Do ISIL affiliates have to attack the United States or coalition partners to count as “associated forces?” Ryan Goodman, professor at NYU School of Law, adds: “That said, Mr. Kerry did refer to the affiliate ‘join[ing] with ISIL in a specific strategy to attack coalition partners [or the United States as part of the idea of associated forces]’… Still, Kerry did not, by any stretch, stipulate that phrase is an essential requirement of the test of associated forces. Indeed, it is likely not a minimum condition of the test since to ‘join…a specific strategy to attack’ is likely [a higher]…threshold than the administration would even apply to al-Qaeda under the existing co-belligerency standard [used to determined associated forces]. Kerry was more likely using the phrase by way of example – not setting an outer limit.” Adding to the confusion, Gen. Dempsey used a lower standard, saying an affiliated group only had to “threaten U.S. interests” to qualify as an associated force. [Ryan Goodman, 3/12/15. Marin Dempsey, 3/11/15]

 What ISIL-affiliated groups would count as associated forces? This was a direct question that went unasked and unanswered. When specific groups like Boko Haram were discussed, however, it was unclear how various interpretations of “associated forces” would apply. At one point, Secretary Carter said associated forces language “can be interpreted, but has not yet been interpreted, to cover other groups like Boko Haram.” [Ash Carter via Slate, 3/12/15]

 The Administration’s proposed AUMF’s prohibition on “enduring offensive ground combat operations” is being shown to have no significant meaning. Previously, national security and legal experts have explained the term has no military or legal meaning. That was confirmed during the hearing when Gen. Dempsey said the term was not drawn from military doctrine and no precise meaning was offered by other witnesses. Instead, Secretaries Carter and Kerry repeatedly resorted to explaining the way they “contemplated” the term to mean prohibiting operations smaller in scale than those seen in Iraq and Afghanistan. What would be allowed under their current interpretation of the term short of Iraq- or Afghanistan-like operations is undefined. Moreover, the interpretation of the next Administration cannot be predicted – and certainly won’t be significantly legally constrained by the current proposal if it becomes law.

 As it stands now, the Administration’s proposed AUMF allows reverting back to the 2001 AUMF and potentially ignoring the limits in any Islamic State-focused authorization. The Administration is increasingly brazen in its claim that the 2001 authorization applies to the Islamic State and that it doesn’t technically need any additional authority. Secretary Kerry said, “Were convinced we have the authority. That’s not the issue here.” But that belief does in fact pose a problem. Heather Brandon of Human Rights First explains, “Carter…said that if the ISIL AUMF was not reauthorized after three years, a future president could continue to target ISIL under the 2001 AUMF – and consequently, without the limits in the ISIL AUMF. This effectively renders the ISIL AUMF debate absurd.” A potential solution is to add to the proposal a so-called “supersession clause” that either says an ISIL-only AUMF supersedes the 2001 authority in application to the Islamic State – as recommended by a coalition of national security law organizations – or a provision that explicitly states the 2001 AUMF does not apply to the Islamic State. [John Kerry via UPI, 3/11/15. Heather Brandon, 3/12/15]

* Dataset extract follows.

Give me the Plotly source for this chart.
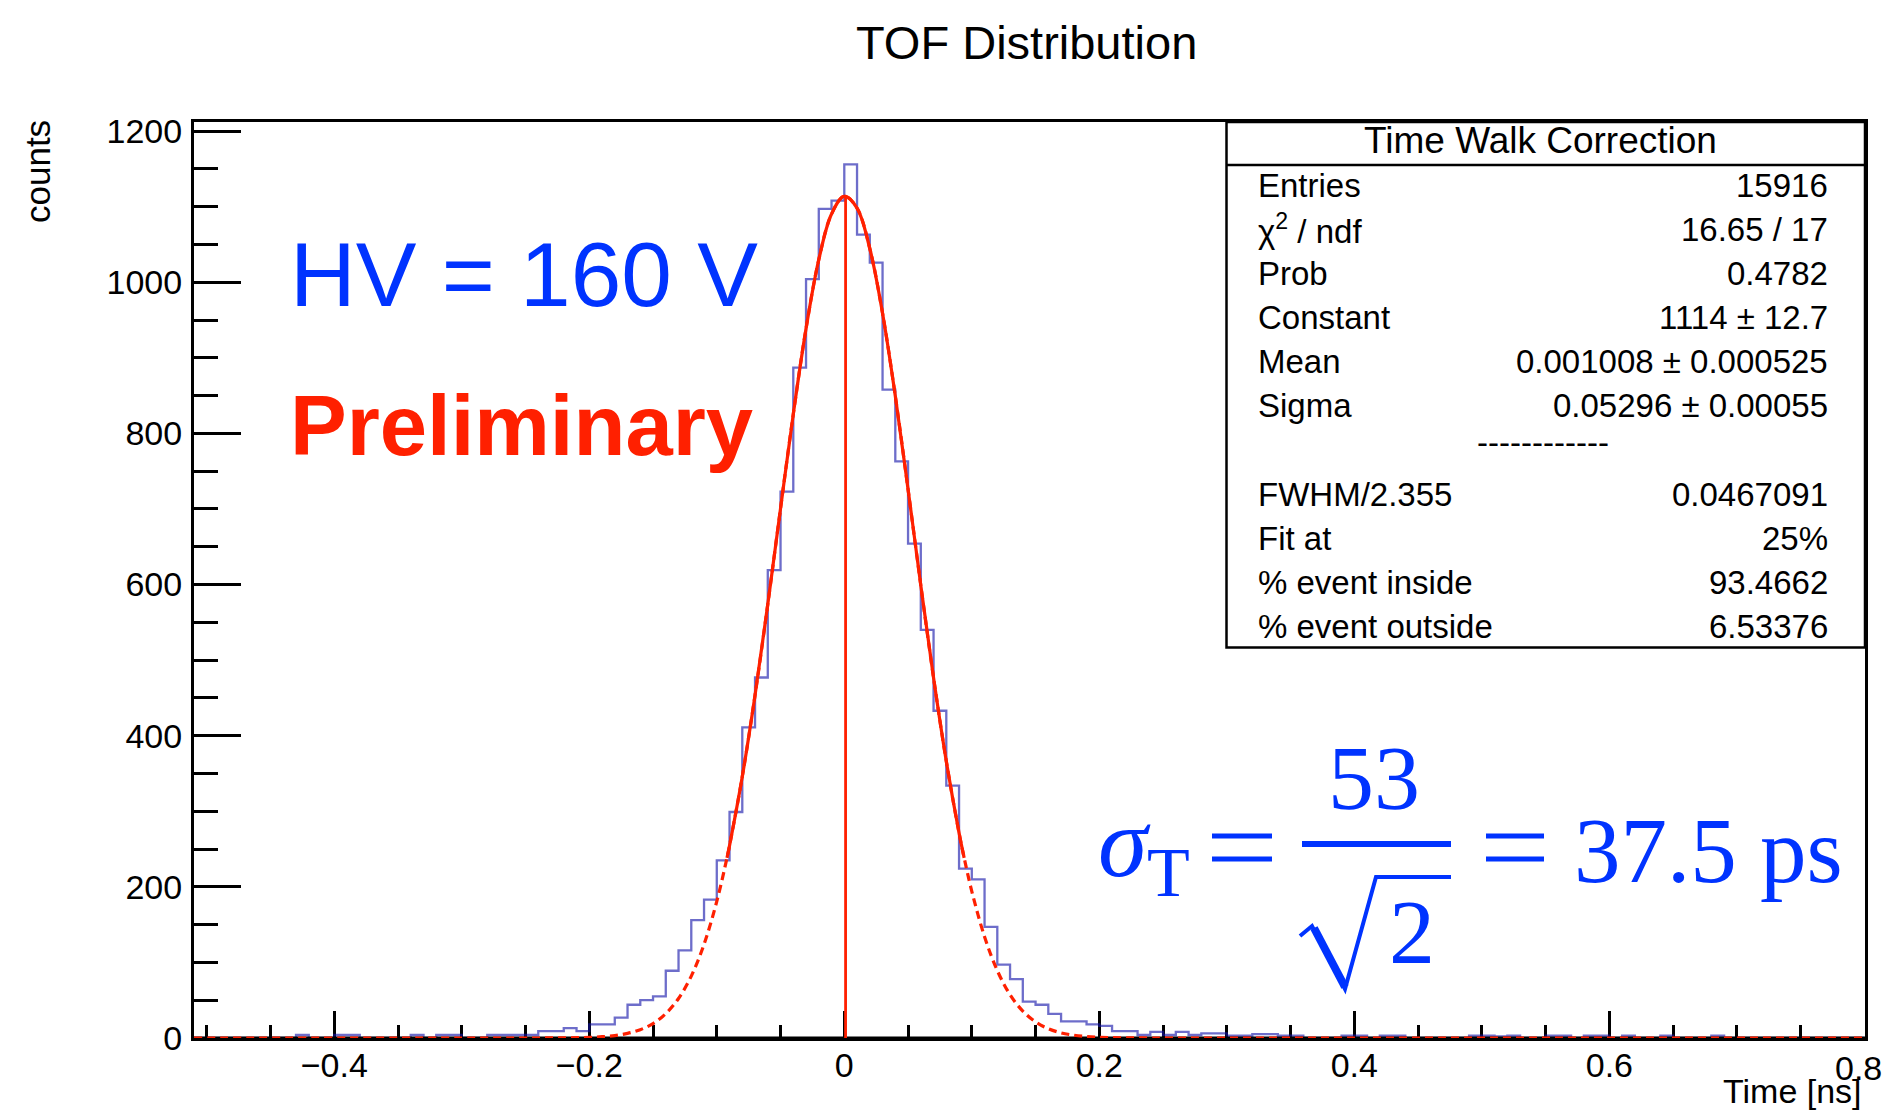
import plotly.graph_objects as go

# ---------------- data ----------------
bin_low = -0.51
bin_width = 0.01
counts = (
    [0, 0, 0, 0, 0, 0, 0, 0, 4, 0]
    + [0, 4, 4, 0, 0, 0, 0, 4, 0, 4]
    + [4, 0, 0, 4, 4, 4, 4, 9, 9, 13]
    + [9, 18, 18, 27, 44, 50, 55, 89, 116, 156]
    + [183, 235, 299, 411, 477, 619, 723, 887, 1004, 1097]
    + [1108, 1156, 1063, 1026, 858, 763, 654, 540, 433, 334]
    + [224, 210, 147, 97, 78, 48, 44, 32, 22, 22]
    + [18, 16, 9, 9, 4, 8, 4, 8, 4, 6]
    + [6, 3, 3, 5, 5, 3, 3, 0, 0, 0]
    + [3, 3, 0, 3, 3, 0, 0, 0, 0, 0]
    + [3, 3, 2, 3, 0, 0, 3, 3, 0, 3]
    + [3, 0, 3, 0, 0, 3, 0, 0, 0, 3]
    + [0, 0, 0, 0, 0, 0, 0, 0, 0, 0, 0]
)

# Gaussian fit curve
fit_x = [-0.51, -0.25, -0.24, -0.23, -0.22, -0.21, -0.20, -0.19, -0.18, -0.17, -0.16,
         -0.15, -0.14, -0.13, -0.12, -0.11, -0.10, -0.092, -0.09, -0.08, -0.07, -0.06,
         -0.05, -0.04, -0.03, -0.02, -0.01, 0.0, 0.01, 0.02, 0.03, 0.04, 0.05, 0.06,
         0.07, 0.08, 0.09, 0.094, 0.10, 0.11, 0.12, 0.13, 0.14, 0.15, 0.16, 0.17, 0.18,
         0.19, 0.20, 0.21, 0.22, 0.23, 0.24, 0.25, 0.80]
fit_y = [0, 0, 0, 0.1, 0.2, 0.4, 0.8, 1.7, 3.2, 6.1, 11.0,
         19.1, 32.2, 52.3, 81.9, 123.9, 180.8, 238.4, 254.6, 345.9, 453.5, 573.9,
         700.7, 825.5, 938.6, 1029.8, 1090.2, 1113.8, 1098.0, 1044.6, 958.9, 849.4, 726.1, 598.9,
         476.7, 366.2, 271.4, 238.4, 194.1, 134.0, 89.2, 57.3, 35.6, 21.3, 12.3, 6.8, 3.7,
         1.9, 1.0, 0.5, 0.2, 0.1, 0, 0, 0]
fit_lo, fit_hi = -0.092, 0.094
fit_const = 1114
fit_mean = 0.001008

x_ticks_range = [-0.51, 0.8005]
y_range = [0, 1212]
last_x_label = "0.8"

stats_labels = ["Entries", "χ<sup>2</sup> / ndf", "Prob", "Constant", "Mean", "Sigma"]
stats_values = ["15916", "16.65 / 17", "0.4782", "1114 ± 12.7", "0.001008 ± 0.000525", "0.05296 ± 0.00055"]
extra_labels = ["FWHM/2.355", "Fit at", "% event inside", "% event outside"]
extra_values = ["0.0467091", "25%", "93.4662", "6.53376"]

# ---------------- layout helpers ----------------
# The page body has an 8px margin on every side; keep the figure inside the window.
OFF = 8
PAGE_W, PAGE_H = 1891, 1119
W, H = PAGE_W - 2 * OFF, PAGE_H - 2 * OFF
PLOT_L, PLOT_T, PLOT_R, PLOT_B = 194, 122, 1865, 1038   # page pixels
ML, MT = PLOT_L - OFF, PLOT_T - OFF
MR = (W + OFF) - PLOT_R
MB = (H + OFF) - PLOT_B
PW = W - ML - MR
PH = H - MT - MB


def px(xp):
    return (xp - PLOT_L) / PW


def py(yp):
    return (PLOT_B - yp) / PH


RED = "#ff2000"
BLUE_TXT = "#0033ff"
HIST = "rgba(20,20,170,0.62)"
SANS = "Liberation Sans"
SERIF = "Liberation Serif"

edges = [bin_low + bin_width * i for i in range(len(counts) + 1)]

fig = go.Figure()
fig.add_trace(go.Scatter(x=edges, y=counts + [counts[-1]], mode="lines",
                         line=dict(shape="hv", color=HIST, width=2.3),
                         hoverinfo="skip", showlegend=False))
# axis baseline drawn between histogram and fit (ROOT drawing order)
fig.add_trace(go.Scatter(x=[x_ticks_range[0], x_ticks_range[1]], y=[y_range[0], y_range[0]],
                         mode="lines", line=dict(color="black", width=3),
                         hoverinfo="skip", showlegend=False))
fig.add_trace(go.Scatter(x=fit_x, y=fit_y, mode="lines",
                         line=dict(shape="spline", color=RED, width=3.2, dash="8px,5px"),
                         hoverinfo="skip", showlegend=False))
sx = [x for x in fit_x if fit_lo <= x <= fit_hi]
sy = [y for x, y in zip(fit_x, fit_y) if fit_lo <= x <= fit_hi]
fig.add_trace(go.Scatter(x=sx, y=sy, mode="lines",
                         line=dict(shape="spline", color=RED, width=3.2),
                         hoverinfo="skip", showlegend=False))
fig.add_trace(go.Scatter(x=[fit_mean, fit_mean], y=[0, fit_const], mode="lines",
                         line=dict(color=RED, width=2.8),
                         hoverinfo="skip", showlegend=False))

axis_common = dict(showgrid=False, zeroline=False, showline=True, linecolor="black",
                   linewidth=3, mirror=True, ticks="inside", tickcolor="black",
                   tickwidth=2.5, layer="below traces",
                   tickfont=dict(family=SANS, size=34, color="black"))

fig.update_xaxes(range=x_ticks_range, tick0=0, dtick=0.2, ticklen=27, ticklabelstandoff=-5,
                 minor=dict(dtick=0.05, tick0=0, ticks="inside", ticklen=13,
                            tickwidth=2.5, tickcolor="black", showgrid=False),
                 **axis_common)
fig.update_yaxes(range=y_range, tick0=0, dtick=200, ticklen=47, ticklabelstandoff=2,
                 minor=dict(dtick=50, tick0=0, ticks="inside", ticklen=24,
                            tickwidth=2.5, tickcolor="black", showgrid=False),
                 **axis_common)

annotations = []


def ann(text, x, y, size, color="black", family=SANS, xanchor="center", yanchor="middle",
        textangle=0):
    annotations.append(dict(text=text, x=px(x), y=py(y), xref="paper", yref="paper",
                            showarrow=False, xanchor=xanchor, yanchor=yanchor,
                            textangle=textangle,
                            font=dict(family=family, size=size, color=color)))


ann("TOF Distribution", 1026, 42, 47)
ann("counts", 38, 172, 35, textangle=-90)
ann("Time [ns]", 1864, 1091, 34, xanchor="right")
# the last x tick label sits pulled inside the canvas, as in the original
ann(last_x_label, 1858, 1068, 34)
ann("HV = 160 V", 288, 274, 91, color=BLUE_TXT, xanchor="left")
ann("<b>Preliminary</b>", 288, 425, 85, color=RED, xanchor="left")

# stats box
ann("Time Walk Correction", 1540, 141, 37)
row_y = [185.5, 229.5, 273.5, 317.5, 361.5, 405.5]
for lab, val, yy in zip(stats_labels, stats_values, row_y):
    ann(lab, 1256, yy, 33, xanchor="left")
    ann(val, 1830, yy, 33, xanchor="right")
ann("------------", 1543, 442, 33)
extra_y = [494.5, 538.5, 582.5, 626.5]
for lab, val, yy in zip(extra_labels, extra_values, extra_y):
    ann(lab, 1256, yy, 33, xanchor="left")
    ann(val, 1830, yy, 33, xanchor="right")

# formula  sigma_T = 53 / sqrt(2) = 37.5 ps
ann("<i>σ</i>", 1124, 842, 100, color=BLUE_TXT, family=SERIF)
ann("T", 1168, 872, 70, color=BLUE_TXT, family=SERIF)
ann("53", 1374, 778, 92, color=BLUE_TXT, family=SERIF)
ann("2", 1412, 932, 92, color=BLUE_TXT, family=SERIF)
ann("37.5 ps", 1572, 850, 93, color=BLUE_TXT, family=SERIF, xanchor="left")

shapes = []
# stats box frame
shapes.append(dict(type="rect", xref="paper", yref="paper", x0=px(1226.5), x1=1.0,
                   y0=py(647.5), y1=1.0, line=dict(color="black", width=2.5),
                   fillcolor="white", layer="above"))
shapes.append(dict(type="line", xref="paper", yref="paper", x0=px(1226.5), x1=1.0,
                   y0=py(165), y1=py(165), line=dict(color="black", width=2.5), layer="above"))


def hline(x0, x1, y, w):
    shapes.append(dict(type="line", xref="paper", yref="paper", x0=px(x0), x1=px(x1),
                       y0=py(y), y1=py(y), line=dict(color=BLUE_TXT, width=w), layer="above"))


hline(1212, 1272, 836, 5)
hline(1212, 1272, 859, 5)
hline(1302, 1451, 844, 6)
hline(1486, 1544, 836, 5)
hline(1486, 1544, 859, 5)

# radical sign
rad_pts = [(1300, 936), (1312, 926), (1345, 989), (1376, 877), (1451, 877)]
path = "M " + " L ".join(f"{px(a):.5f},{py(b):.5f}" for a, b in rad_pts)
shapes.append(dict(type="path", xref="paper", yref="paper", path=path,
                   line=dict(color=BLUE_TXT, width=4), layer="above"))
thick = [(1314, 928), (1345, 987)]
path2 = "M " + " L ".join(f"{px(a):.5f},{py(b):.5f}" for a, b in thick)
shapes.append(dict(type="path", xref="paper", yref="paper", path=path2,
                   line=dict(color=BLUE_TXT, width=8), layer="above"))

fig.update_layout(width=W, height=H, margin=dict(l=ML, r=MR, t=MT, b=MB),
                  paper_bgcolor="white", plot_bgcolor="white", showlegend=False,
                  annotations=annotations, shapes=shapes,
                  font=dict(family=SANS, color="black"))

fig.write_html("out.html", config={"displayModeBar": False})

Key Republican senators are angling for the AUMF to authorize going after the Assad regime – and the military strategy may be shifting in that direction. Sen. Lindsey Graham (R-SC) said he won’t support an AUMF that does not apply to Assad. “Any authorization to use force that will not allow us to neutralize the air threats that any group going into Syria [such as moderate Syrian opposition elements the U.S. intends to train and equip] would face from Assad is not only militarily unsound, it is immoral,” he said. Sen. Bob Corker (R-TN) has voiced similar concerns. Gen. Dempsey agreed in the hearing that successfully training and equipping moderate Syrian opposition to allegedly fight the Islamic State might require some kind of support against Assad’s forces. “We’re under active discussion about whether and how to support them,” he said.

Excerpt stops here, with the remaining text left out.